After casting local actors, including Edouard B. Uwayo, Rwanda’s poet laureate, Chung shot the film in 11 days. “Munyurangabo” uses the Kinyarwanda dialect, and according to Chung, is the first feature film in Rwanda that is entirely scripted in its native language.

Chung’s film has also raised concern, mainly because he is not an African director. “There is a healthy amount of suspicion out there when an outsider is doing something in Africa,” says Chung. “For instance, by making this film, was I being exploitative at all? Was I being irresponsible? Was I bringing in a story of my own without completely understanding the situation in Rwanda?”

Which is why Chung used tactics such as improvisation to allow his actors to inform the film. Before arriving in Rwanda, Chung and his co-writer Samuel Anderson wrote a basic treatment in English. But that summer in Kigali, the script changed dramatically after Chung interviewed orphans and runaways so that their experiences could be incorporated into the story.
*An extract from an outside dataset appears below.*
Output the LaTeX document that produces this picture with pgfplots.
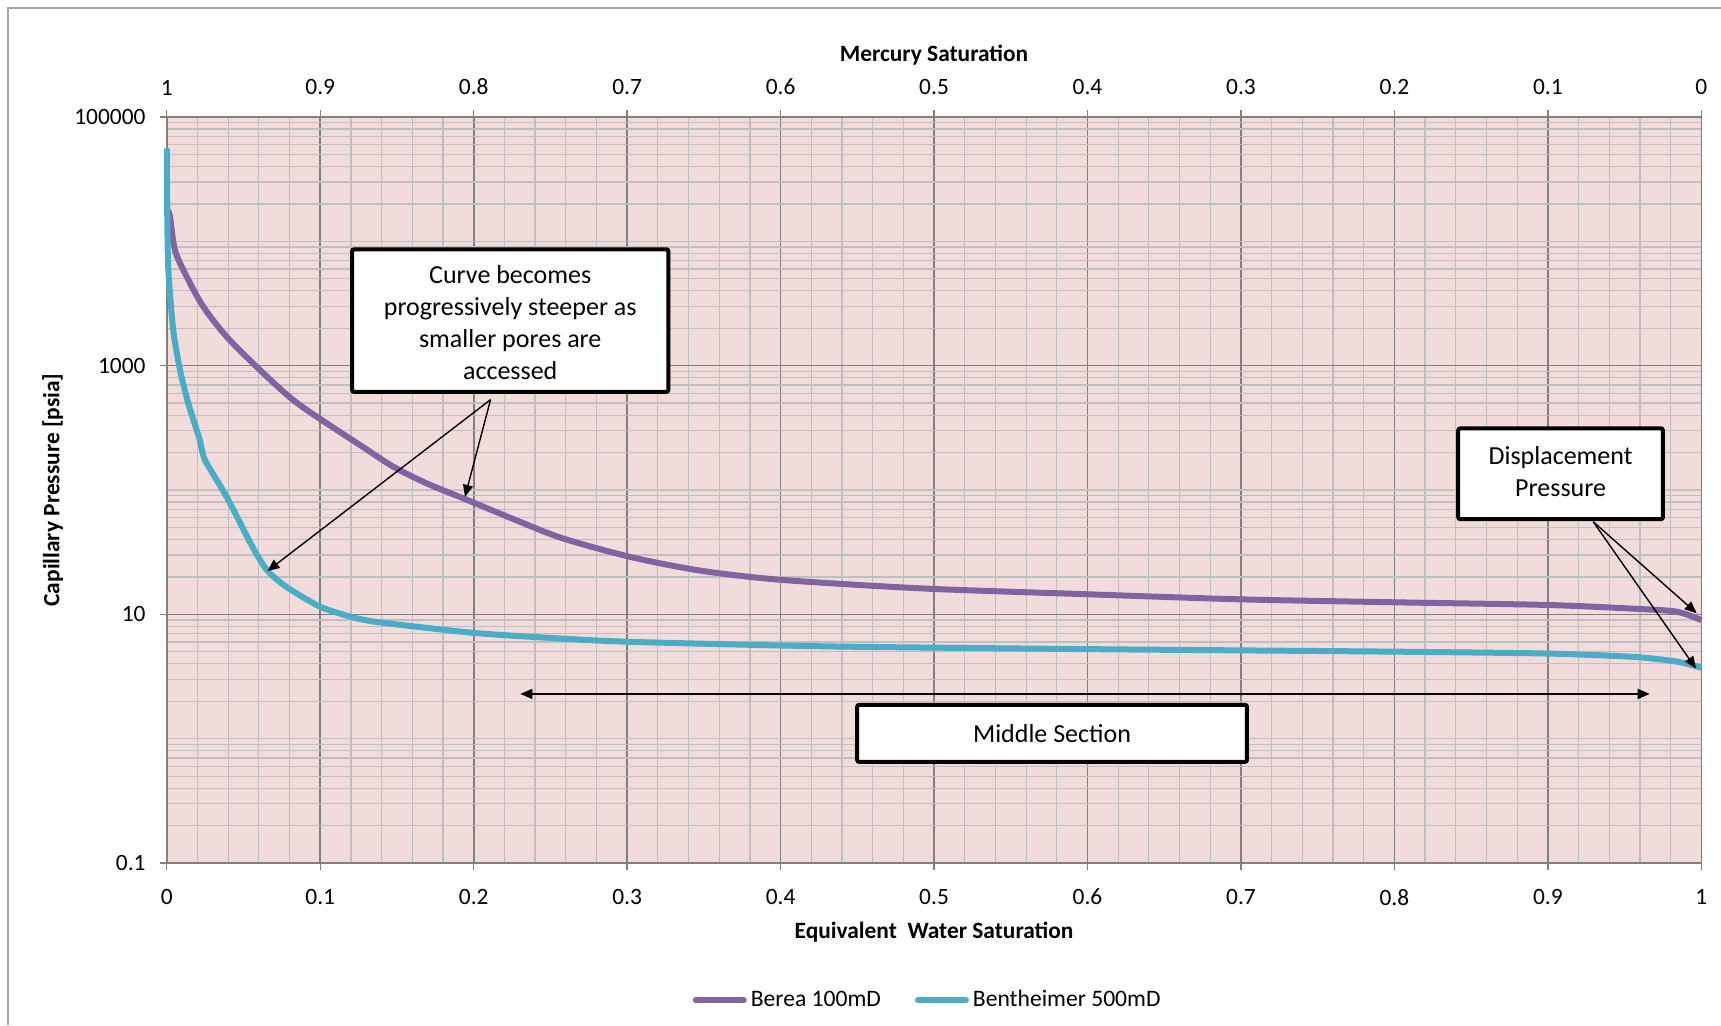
\documentclass[border=0pt]{standalone}
\usepackage{fontspec}
\setmainfont{Carlito}
\usepackage{pgfplots}
\pgfplotsset{compat=1.18}
\usetikzlibrary{arrows.meta}
\definecolor{berea}{HTML}{8064A2}
\definecolor{benth}{HTML}{4BACC6}
\definecolor{bgpink}{HTML}{F2DCDB}
\definecolor{majgrid}{HTML}{808080}
\definecolor{mingrid}{HTML}{BFBFBF}
\definecolor{framegray}{HTML}{A6A6A6}

\begin{document}
\begin{tikzpicture}
\useasboundingbox (0,0) rectangle (860.5pt,512.5pt);
\draw[framegray, line width=0.8pt] (4pt,0) -- (4pt,508.5pt) -- (860.5pt,508.5pt);
\begin{axis}[
  at={(83.4pt,81pt)}, anchor=south west,
  scale only axis, width=767.25pt, height=373pt,
  xmin=0, xmax=1, ymin=0.1, ymax=100000, ymode=log,
  clip=false,
  axis background/.style={fill=bgpink},
  /pgf/number format/assume math mode=true,
  xtick={0,0.1,0.2,0.3,0.4,0.5,0.6,0.7,0.8,0.9,1},
  xticklabels={0,0.1,0.2,0.3,0.4,0.5,0.6,0.7,0.8,0.9,1},
  minor x tick num=4,
  ytick={0.1,10,1000,100000},
  yticklabels={0.1,10,1000,100000},
  minor ytick={0.2,0.3,0.4,0.5,0.6,0.7,0.8,0.9,1,2,3,4,5,6,7,8,9,20,30,40,50,60,70,80,90,100,200,300,400,500,600,700,800,900,2000,3000,4000,5000,6000,7000,8000,9000,10000,20000,30000,40000,50000,60000,70000,80000,90000},
  grid=both,
  minor grid style={mingrid, line width=0.6pt},
  major grid style={majgrid, line width=0.8pt},
  axis line style={majgrid, line width=0.8pt},
  tick style={majgrid, line width=0.7pt},
  tick align=outside, major tick length=3.5pt, minor tick length=0pt,
  xtick pos=both, xticklabel pos=bottom, ytick pos=left,
  xticklabel shift=6pt, yticklabel shift=3.6pt,
  tick label style={font=\fontsize{11.7}{14}\selectfont},
  label style={font=\bfseries\fontsize{11.7}{14}\selectfont},
  xlabel={Equivalent\ \ Water Saturation},
  xlabel style={at={(axis description cs:0.5,-0.0925)}, anchor=center},
  ylabel={Capillary Pressure [psia]},
  ylabel style={at={(axis description cs:-0.0743,0.5)}, anchor=center},
  legend columns=2,
  legend style={at={(0.4965,-0.184)}, anchor=center, draw=none, fill=none,
    font=\fontsize{11.8}{14}\selectfont,
    /tikz/every even column/.append style={column sep=15pt}},
  legend image code/.code={\draw[#1, line cap=round] (0pt,0pt) -- (24pt,0pt);},
]
\addplot[berea, line width=3pt, line join=round, smooth, tension=0.5] coordinates {
(0.0005,17800) (0.0021,15800) (0.0053,8510) (0.013,5190) (0.0238,2980)
(0.039,1710) (0.0607,923) (0.0825,528) (0.1042,344) (0.1259,230)
(0.1476,154) (0.1694,113) (0.1932,85.7) (0.2302,55.5) (0.2584,40.7)
(0.3019,29.0) (0.3453,22.7) (0.3887,19.5) (0.4322,17.8)
(0.5,16.0) (0.6,14.5) (0.7,13.2) (0.8,12.5) (0.899,11.9)
(0.9557,11.1) (0.984,10.5) (1.0,8.97)
};
\addlegendentry{Berea 100mD}
\addplot[benth, line width=3pt, line join=round, smooth, tension=0.4] coordinates {
(0,56000) (0.0003,15800) (0.001,5870) (0.0042,1930) (0.0086,923)
(0.014,498) (0.0195,303) (0.0216,251) (0.0249,174) (0.039,88.1)
(0.0564,33.9) (0.0656,22.4) (0.078,16.6) (0.1,11.5) (0.1215,9.44)
(0.139,8.61) (0.1997,7.10) (0.25,6.46) (0.3019,6.01) (0.4322,5.52)
(0.6,5.25) (0.7,5.13) (0.8,5.01)
(0.899,4.84) (0.9557,4.55) (0.984,4.17) (1.0,3.72)
};
\addlegendentry{Bentheimer 500mD}

% annotation boxes
\draw[black, line width=2pt, fill=white, rounded corners=1pt]
  (axis cs:0.1208,8630) rectangle (axis cs:0.3268,615);
\node[align=center, font=\fontsize{13}{15.9}\selectfont, yshift=-1pt] at (axis cs:0.2238,2304)
  {Curve becomes\\progressively steeper as\\smaller pores are\\accessed};
\draw[black, line width=2pt, fill=white, rounded corners=1pt]
  (axis cs:0.8416,313) rectangle (axis cs:0.9750,58.3);
\node[align=center, font=\fontsize{13}{15.9}\selectfont, yshift=1pt] at (axis cs:0.9083,135.2)
  {Displacement\\Pressure};
\draw[black, line width=2pt, fill=white, rounded corners=1pt]
  (axis cs:0.4499,1.871) rectangle (axis cs:0.7039,0.651);
\node[font=\fontsize{13}{15.9}\selectfont] at (axis cs:0.5769,1.103) {Middle Section};

% arrows
\draw[black, line width=0.7pt, -{Triangle[length=6pt,width=5pt]}]
  (axis cs:0.211,533) -- (axis cs:0.1943,88.1);
\draw[black, line width=0.7pt, -{Triangle[length=6pt,width=5pt]}]
  (axis cs:0.211,533) -- (axis cs:0.0656,22.3);
\draw[black, line width=0.7pt, -{Triangle[length=6pt,width=5pt]}]
  (axis cs:0.9296,55.5) -- (axis cs:0.997,10.2);
\draw[black, line width=0.7pt, -{Triangle[length=6pt,width=5pt]}]
  (axis cs:0.9296,55.5) -- (axis cs:0.9965,3.67);
\draw[black, line width=0.7pt, {Triangle[length=6pt,width=5pt]}-{Triangle[length=6pt,width=5pt]}]
  (axis cs:0.2304,2.29) -- (axis cs:0.9664,2.29);
\end{axis}
\begin{axis}[
  at={(83.4pt,81pt)}, anchor=south west,
  scale only axis, width=767.25pt, height=373pt,
  xmin=0, xmax=1, ymin=0, ymax=1,
  axis x line*=top, axis y line=none,
  axis line style={draw=none},
  /pgf/number format/assume math mode=true,
  xtick={0,0.1,0.2,0.3,0.4,0.5,0.6,0.7,0.8,0.9,1},
  xticklabels={1,0.9,0.8,0.7,0.6,0.5,0.4,0.3,0.2,0.1,0},
  major tick length=0pt,
  xticklabel shift=7.4pt,
  tick label style={font=\fontsize{11.7}{14}\selectfont},
  label style={font=\bfseries\fontsize{11.7}{14}\selectfont},
  xlabel={Mercury Saturation},
  xlabel style={at={(axis description cs:0.5,1.0829)}, anchor=center},
]
\addplot[draw=none] coordinates {(0,0)};
\end{axis}
\end{tikzpicture}
\end{document}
The lead characters — a Tutsi orphan and a Hutu runaway — are Ngabo (Jeff Rutagengwa) and Sangwa (Eric Ndorunkundiye), two teenage friends despite coming from the different tribes that warred against each other during the 1994 genocide. It is later revealed that they are en route to an unspecified rural village to kill the man who murdered Ngabo’s father. Along the way, they visit Sangwa’s parents, who haven’t seen their son for three years.

The plotline mirrors the experiences of the actors. Ndorunkundiye, who is 17, had run away from home but later reunited with his family, while Rutagengwa, 19, who believed his parents were killed in the genocide, recently discovered that his father is alive. For both, “Munyurangabo” is their first experience on-screen. They joined Chung for the film’s screening at the Cannes Film Festival, “where they were treated like movie stars,” according to the director.